Meryem Cherkaoui a des projets plein la toque !
Aujourd’hui, le restaurant de Meryem est en gérance et les ateliers de cuisine ont été vendus et le chef cuisinier s’est tourné vers le consulting. « Je créé des concepts de restaurants et de soirées évènements, des cartes, je fais de la formation pour les chefs et le personnel, je fais de la recherche et du développement dans l’alimentaire avec valorisation du terroir marocain ».
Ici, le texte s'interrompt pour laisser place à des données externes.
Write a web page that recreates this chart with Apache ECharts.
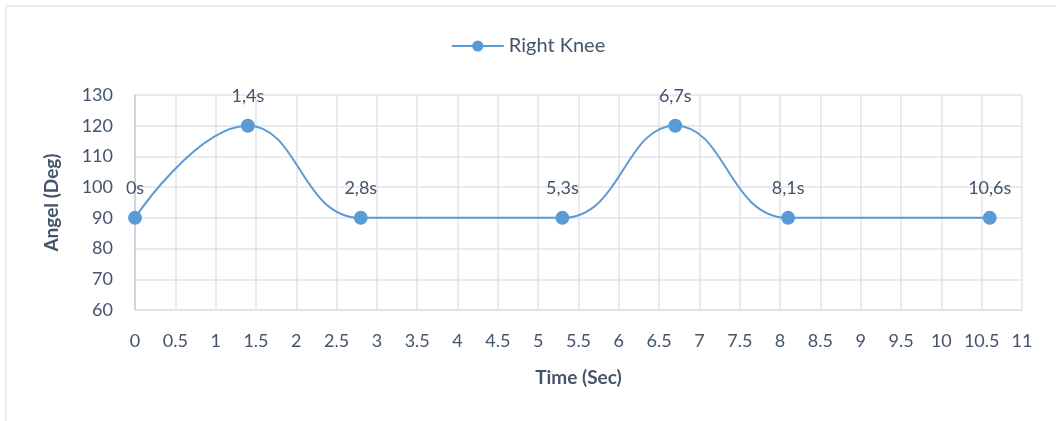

D’autres projets sont en cours. « J’ai envie d’écrire un livre, un répertoire culinaire marocain. J’ai appris beaucoup de choses au contact des gens. J’aimerais faire un mix entre la cuisine classique et la mienne, et faire participer des historiens. Mon second projet est de développer un concept de restauration accessible au porte-monnaie, plus simple et avec moins de protocole. Selon moi, on peut faire la même cuisine que les grands chefs cuisiniers. L’essentiel est de savoir sublimer le produit. Pour que cette cuisine soit moins chère, il faut utiliser les produits de son terroir car pourquoi aller chercher des produits que l’on n’a pas ? La Terre est bien faite, il faut associer les mets du terroir ».
Portrait chinois
Meryem, si vous étiez… ?
Une couleur : « le bleu. C’est le ciel et la mer. Pourtant, je déteste le bleu en cuisine où là, je préfère le vert et les dégradés de beige jusqu’au doré représentant la coloration des viandes et des poissons ».
Une épice : « le safran. C’est l’emblème du Maroc et c’est très subtil ».
Un de vos plats : « ce serait l’une de mes créations : l’orge concassé avec du poulpe et des saucisses de bœuf, des légumes (aubergines, tomates, courgettes) et un fumet de crustacés et légumes ».
Un ustensile : « le couteau. On ne peut rien faire sans ! »
Un mot du vocabulaire culinaire : « saveur et passion, qui est aussi un fruit ! »
Un lieu : « Dès que je voyage, je suis bien. Mais il est vrai que j’adore le Japon pour sa rigueur et sa discipline. »
Comme une cerise sur le gâteau, Meryem a terminé l’entretien en déclarant : « Le Maroc et la cuisine se marient bien. Je suis très attachée à mon pays et les Marocains sont accueillants et réceptifs au partage ».